Write out the opening lines of the data word for word, up to and including the line with "yticks = [0, 10, 20, 30, 40, 50, 60, 70, 80]", and leave every picture and every later line out.

* BEGIN Provided records *

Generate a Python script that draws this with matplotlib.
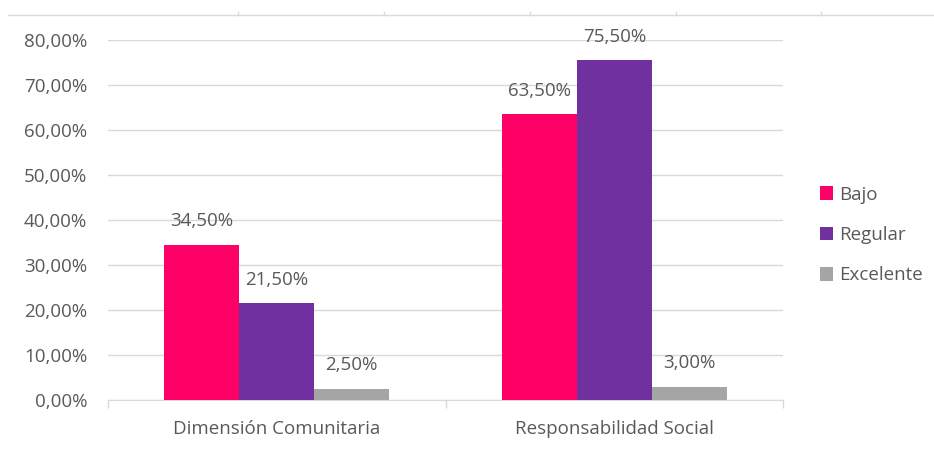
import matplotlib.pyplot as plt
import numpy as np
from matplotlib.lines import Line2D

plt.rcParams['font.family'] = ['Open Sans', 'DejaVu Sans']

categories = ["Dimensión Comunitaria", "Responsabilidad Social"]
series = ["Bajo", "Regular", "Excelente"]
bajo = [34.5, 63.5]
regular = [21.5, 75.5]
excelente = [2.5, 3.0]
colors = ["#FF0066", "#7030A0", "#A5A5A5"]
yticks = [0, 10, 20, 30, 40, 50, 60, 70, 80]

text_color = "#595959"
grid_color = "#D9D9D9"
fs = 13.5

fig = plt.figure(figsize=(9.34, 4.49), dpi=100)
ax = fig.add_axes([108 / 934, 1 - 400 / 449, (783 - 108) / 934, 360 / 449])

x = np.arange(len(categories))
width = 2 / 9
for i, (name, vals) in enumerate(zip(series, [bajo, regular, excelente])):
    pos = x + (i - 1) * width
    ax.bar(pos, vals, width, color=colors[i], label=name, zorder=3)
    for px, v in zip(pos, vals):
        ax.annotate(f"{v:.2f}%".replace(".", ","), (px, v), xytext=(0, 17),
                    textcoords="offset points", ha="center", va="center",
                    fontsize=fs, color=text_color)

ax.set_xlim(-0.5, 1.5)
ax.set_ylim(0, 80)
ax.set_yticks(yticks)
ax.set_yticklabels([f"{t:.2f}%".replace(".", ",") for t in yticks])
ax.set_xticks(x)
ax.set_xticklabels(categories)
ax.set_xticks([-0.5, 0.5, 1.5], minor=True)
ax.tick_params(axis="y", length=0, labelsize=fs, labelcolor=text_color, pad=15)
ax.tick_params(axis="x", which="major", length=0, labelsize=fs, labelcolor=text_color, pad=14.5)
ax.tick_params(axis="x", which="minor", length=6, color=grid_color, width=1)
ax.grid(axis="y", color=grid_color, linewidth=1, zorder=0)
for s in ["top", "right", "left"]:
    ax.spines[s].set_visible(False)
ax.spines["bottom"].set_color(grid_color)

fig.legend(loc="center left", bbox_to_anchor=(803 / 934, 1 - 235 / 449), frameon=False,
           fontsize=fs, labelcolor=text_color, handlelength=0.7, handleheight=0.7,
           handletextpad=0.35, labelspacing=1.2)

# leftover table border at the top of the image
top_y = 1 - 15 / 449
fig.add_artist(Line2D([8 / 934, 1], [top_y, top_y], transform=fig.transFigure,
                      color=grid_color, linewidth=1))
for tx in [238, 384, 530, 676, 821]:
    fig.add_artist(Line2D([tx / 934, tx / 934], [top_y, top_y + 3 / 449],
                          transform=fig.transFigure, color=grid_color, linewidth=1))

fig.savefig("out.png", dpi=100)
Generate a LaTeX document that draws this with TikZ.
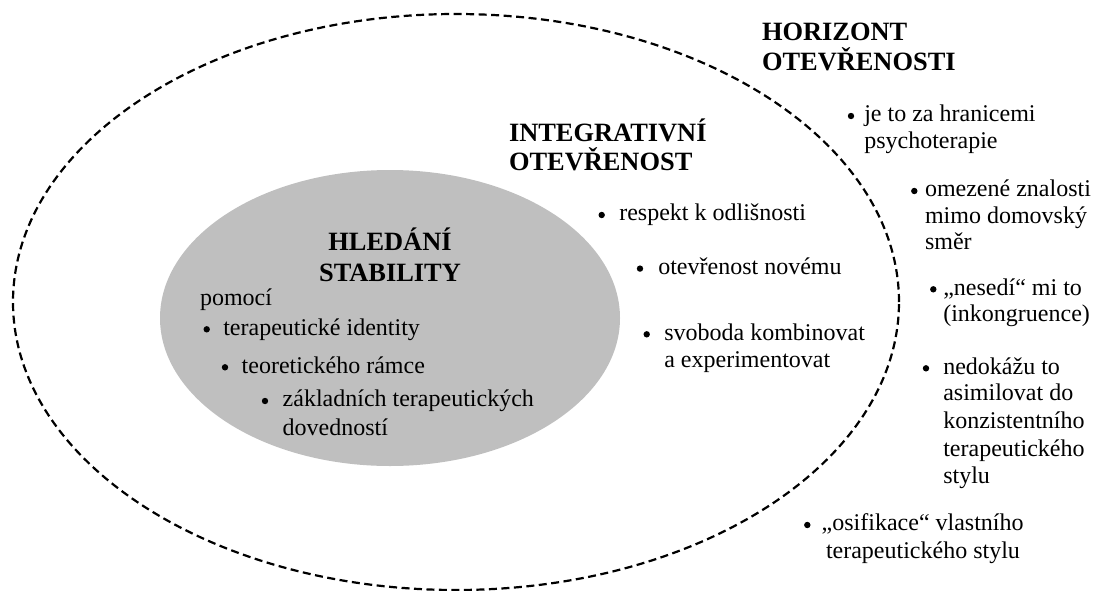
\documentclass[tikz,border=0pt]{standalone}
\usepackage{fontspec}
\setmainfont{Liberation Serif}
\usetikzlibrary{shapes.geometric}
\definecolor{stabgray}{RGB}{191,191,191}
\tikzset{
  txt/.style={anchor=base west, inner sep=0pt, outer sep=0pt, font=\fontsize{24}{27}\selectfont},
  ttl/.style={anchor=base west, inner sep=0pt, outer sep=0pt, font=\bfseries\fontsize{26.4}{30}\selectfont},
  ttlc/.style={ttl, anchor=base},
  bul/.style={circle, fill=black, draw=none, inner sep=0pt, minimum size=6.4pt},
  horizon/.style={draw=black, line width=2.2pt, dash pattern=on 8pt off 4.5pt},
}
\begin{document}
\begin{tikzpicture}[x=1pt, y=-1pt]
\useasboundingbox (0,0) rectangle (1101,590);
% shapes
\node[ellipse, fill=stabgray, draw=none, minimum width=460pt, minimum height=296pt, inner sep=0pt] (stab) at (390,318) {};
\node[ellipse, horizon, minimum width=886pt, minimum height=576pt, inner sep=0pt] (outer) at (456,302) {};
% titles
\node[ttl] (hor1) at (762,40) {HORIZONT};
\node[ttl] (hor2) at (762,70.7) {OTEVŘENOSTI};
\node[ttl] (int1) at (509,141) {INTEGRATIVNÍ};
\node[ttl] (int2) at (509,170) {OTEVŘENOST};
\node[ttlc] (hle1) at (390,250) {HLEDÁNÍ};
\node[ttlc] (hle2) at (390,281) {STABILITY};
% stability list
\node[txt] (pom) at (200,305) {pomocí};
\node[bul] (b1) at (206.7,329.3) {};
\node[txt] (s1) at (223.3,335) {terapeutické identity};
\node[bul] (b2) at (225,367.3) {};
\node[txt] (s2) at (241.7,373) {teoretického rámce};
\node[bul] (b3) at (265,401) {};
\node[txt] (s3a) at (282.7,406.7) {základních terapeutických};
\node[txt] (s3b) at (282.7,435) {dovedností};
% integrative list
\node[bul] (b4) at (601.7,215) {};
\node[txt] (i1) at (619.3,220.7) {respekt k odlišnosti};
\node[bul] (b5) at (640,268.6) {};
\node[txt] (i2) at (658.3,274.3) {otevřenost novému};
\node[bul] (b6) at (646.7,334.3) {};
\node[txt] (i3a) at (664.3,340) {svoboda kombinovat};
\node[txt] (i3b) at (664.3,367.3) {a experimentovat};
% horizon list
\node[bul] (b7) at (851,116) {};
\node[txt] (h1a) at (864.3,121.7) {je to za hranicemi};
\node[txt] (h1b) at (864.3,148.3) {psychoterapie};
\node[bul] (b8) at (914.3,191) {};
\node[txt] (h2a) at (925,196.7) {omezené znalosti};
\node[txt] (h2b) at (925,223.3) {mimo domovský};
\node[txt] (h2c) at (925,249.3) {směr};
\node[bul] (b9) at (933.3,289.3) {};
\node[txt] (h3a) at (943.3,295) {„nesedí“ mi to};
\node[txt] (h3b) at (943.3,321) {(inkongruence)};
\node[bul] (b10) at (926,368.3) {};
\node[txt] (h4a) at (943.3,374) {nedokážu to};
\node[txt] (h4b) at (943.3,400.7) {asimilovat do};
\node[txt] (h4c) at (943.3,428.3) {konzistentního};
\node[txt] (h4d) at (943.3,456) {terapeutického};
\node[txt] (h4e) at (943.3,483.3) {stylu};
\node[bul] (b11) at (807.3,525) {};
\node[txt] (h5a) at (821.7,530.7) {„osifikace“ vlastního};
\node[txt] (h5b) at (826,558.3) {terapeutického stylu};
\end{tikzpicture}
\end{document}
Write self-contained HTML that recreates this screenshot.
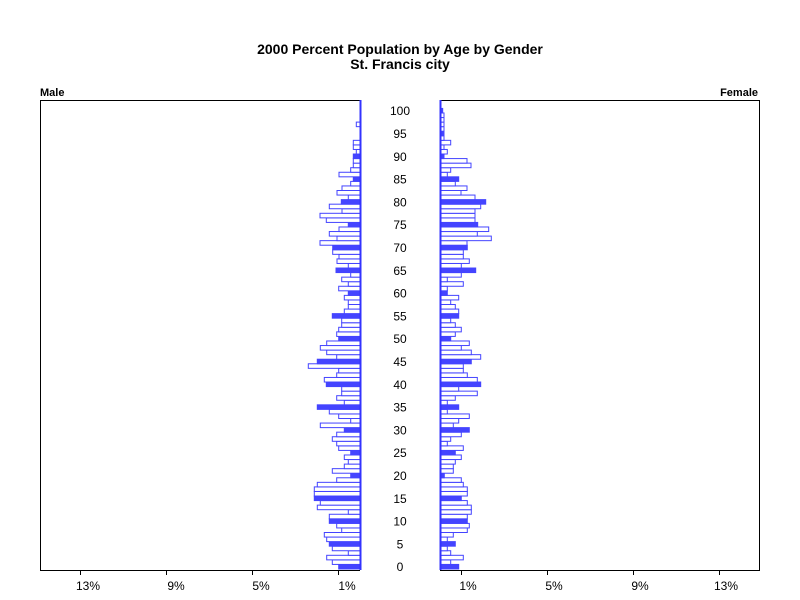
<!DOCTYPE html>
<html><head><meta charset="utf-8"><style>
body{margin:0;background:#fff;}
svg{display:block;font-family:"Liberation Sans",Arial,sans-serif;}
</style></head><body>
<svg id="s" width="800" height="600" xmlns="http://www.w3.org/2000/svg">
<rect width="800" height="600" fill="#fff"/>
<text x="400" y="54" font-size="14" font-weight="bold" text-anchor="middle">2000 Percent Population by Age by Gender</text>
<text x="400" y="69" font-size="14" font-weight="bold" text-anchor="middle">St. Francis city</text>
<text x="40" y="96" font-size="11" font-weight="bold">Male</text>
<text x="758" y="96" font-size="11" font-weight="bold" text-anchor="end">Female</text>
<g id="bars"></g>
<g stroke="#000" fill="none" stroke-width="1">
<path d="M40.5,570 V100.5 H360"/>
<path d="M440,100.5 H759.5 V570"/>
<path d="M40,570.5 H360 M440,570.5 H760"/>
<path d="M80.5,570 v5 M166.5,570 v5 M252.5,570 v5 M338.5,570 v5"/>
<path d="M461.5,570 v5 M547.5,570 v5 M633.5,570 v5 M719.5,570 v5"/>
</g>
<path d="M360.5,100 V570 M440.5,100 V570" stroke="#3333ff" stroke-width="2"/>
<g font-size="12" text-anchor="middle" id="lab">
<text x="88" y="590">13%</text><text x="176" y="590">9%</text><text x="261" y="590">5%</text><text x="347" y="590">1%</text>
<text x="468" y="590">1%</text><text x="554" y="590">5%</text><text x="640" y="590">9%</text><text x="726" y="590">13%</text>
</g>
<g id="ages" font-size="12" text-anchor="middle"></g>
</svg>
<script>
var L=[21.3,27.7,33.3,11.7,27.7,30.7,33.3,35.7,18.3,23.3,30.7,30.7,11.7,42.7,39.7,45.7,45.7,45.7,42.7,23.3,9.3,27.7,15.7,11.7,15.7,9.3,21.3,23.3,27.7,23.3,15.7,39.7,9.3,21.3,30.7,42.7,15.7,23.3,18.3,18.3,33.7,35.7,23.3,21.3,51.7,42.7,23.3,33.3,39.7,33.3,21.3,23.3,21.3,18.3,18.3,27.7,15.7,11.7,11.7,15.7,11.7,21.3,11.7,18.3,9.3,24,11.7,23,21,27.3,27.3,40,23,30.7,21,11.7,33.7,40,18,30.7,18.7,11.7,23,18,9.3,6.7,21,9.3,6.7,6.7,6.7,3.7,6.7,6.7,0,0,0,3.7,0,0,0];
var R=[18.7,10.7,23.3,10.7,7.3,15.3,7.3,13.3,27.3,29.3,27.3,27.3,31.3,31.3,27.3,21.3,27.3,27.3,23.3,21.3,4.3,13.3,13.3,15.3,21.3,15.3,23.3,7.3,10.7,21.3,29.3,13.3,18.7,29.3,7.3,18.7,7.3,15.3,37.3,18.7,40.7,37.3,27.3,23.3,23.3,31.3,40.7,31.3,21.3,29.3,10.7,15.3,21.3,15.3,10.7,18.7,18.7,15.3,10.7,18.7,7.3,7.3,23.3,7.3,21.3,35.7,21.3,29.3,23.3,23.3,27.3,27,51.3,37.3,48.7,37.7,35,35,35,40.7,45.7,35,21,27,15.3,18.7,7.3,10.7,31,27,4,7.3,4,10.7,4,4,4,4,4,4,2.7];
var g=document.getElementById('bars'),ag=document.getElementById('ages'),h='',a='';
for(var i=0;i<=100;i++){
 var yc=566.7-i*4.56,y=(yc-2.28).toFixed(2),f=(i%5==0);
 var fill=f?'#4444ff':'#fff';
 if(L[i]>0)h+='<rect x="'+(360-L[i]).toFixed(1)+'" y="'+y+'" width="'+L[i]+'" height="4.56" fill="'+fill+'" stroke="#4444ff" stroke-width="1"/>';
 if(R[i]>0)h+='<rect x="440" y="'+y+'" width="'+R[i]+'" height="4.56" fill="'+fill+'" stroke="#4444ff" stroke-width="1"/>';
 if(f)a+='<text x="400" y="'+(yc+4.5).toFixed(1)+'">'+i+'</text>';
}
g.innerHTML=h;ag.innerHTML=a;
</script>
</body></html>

* END Provided records *

_Exercise result_
Generate a Python script that draws this with matplotlib.
import matplotlib.pyplot as plt
import numpy as np
from matplotlib.lines import Line2D

plt.rcParams['font.family'] = ['Open Sans', 'DejaVu Sans']

categories = ["Dimensión Comunitaria", "Responsabilidad Social"]
series = ["Bajo", "Regular", "Excelente"]
bajo = [34.5, 63.5]
regular = [21.5, 75.5]
excelente = [2.5, 3.0]
colors = ["#FF0066", "#7030A0", "#A5A5A5"]
yticks = [0, 10, 20, 30, 40, 50, 60, 70, 80]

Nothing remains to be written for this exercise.